While a recent grant application (the outline of which had been presented in Tokyo) has not been successful, the project team still is intent on developing an interface together with researchers and the interested public alike. Several questions that arise from the serial nature of the source, the amounts of text involved as well as the linguistic changes over more than 200 years have to be addressed and combined with a user centred design approach so that the texts can be presented, read, searched and otherwise reused easily.
This one-day workshop wants to include the TEI community in this development. The first part will introduce participants to the project, its workflow and the current web interface. A short survey is to collect the initial reactions to the interface.

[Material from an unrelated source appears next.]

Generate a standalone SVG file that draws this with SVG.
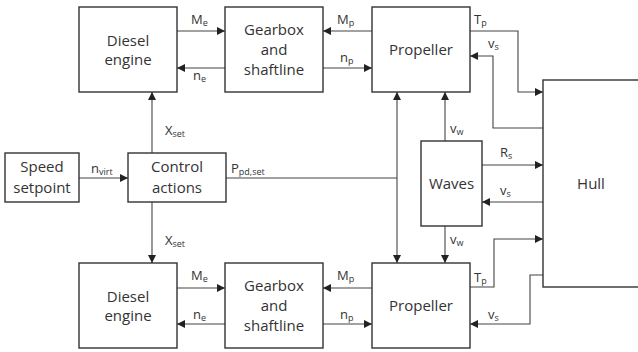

The second part will focus on research questions that can be answered by periodical texts and how both the framework in which they are presented and the encoding of the texts and their metadata can support a wide variety of research disciplines. Participants will be asked to try to answer a research question from a field of their choosing and record what steps they take, what functionality they would like to see included in the web frontend to help them in their research and whether, and if so, how, they would like to contribute in improving the quality of the source material.
Both parts will be connected by the presentation of (and comparison to) the results of a two day conference and several “annotate-a-thons” held from 2017 – 2019.
The results of the workshop will be discussed in the form of an article for the JTEI while also being an important basis for the further development of the framework used to present the Diarium’s texts (which of course is available as an open source project).
Participant should have a laptop with a working internet connection so they can use the projects website. The room needs a means of projection.
While the Diarium texts are in German, knowledge of German is not necessary. However, if participants want to suggest a periodical in a different language for use in the project, this is highly welcome and will be included for use during the workshop.
Dario Kampkaspar holds Magister degrees in history and English philology from the University of Heidelberg. During his years at the Institut für Personengeschichte he increased his knowledge of old and rare books as well as prosopography. His next post was the Herzog August Bibliothek in Wolfenbüttel where he was responsible for several DH projects, among these DARIAH-DE and the critical edition of Andreas Bodenstein von Karlstadt.
At the Austrian Academy of Sciences, Austrian Centre for Digital Humanities, he is currently part of the Wien[n]erisches Diarium project team and of several smaller projects.
His research interests are medieval and early modern history – his Ph.D. thesis, currently in statu nascendi, is about a 1610 manuscript and centers on prosopography and the history of science –, English and Scottish history and historical linguistics. Among other projects, he is part of the DLiNA group researching networks in dramatic texts.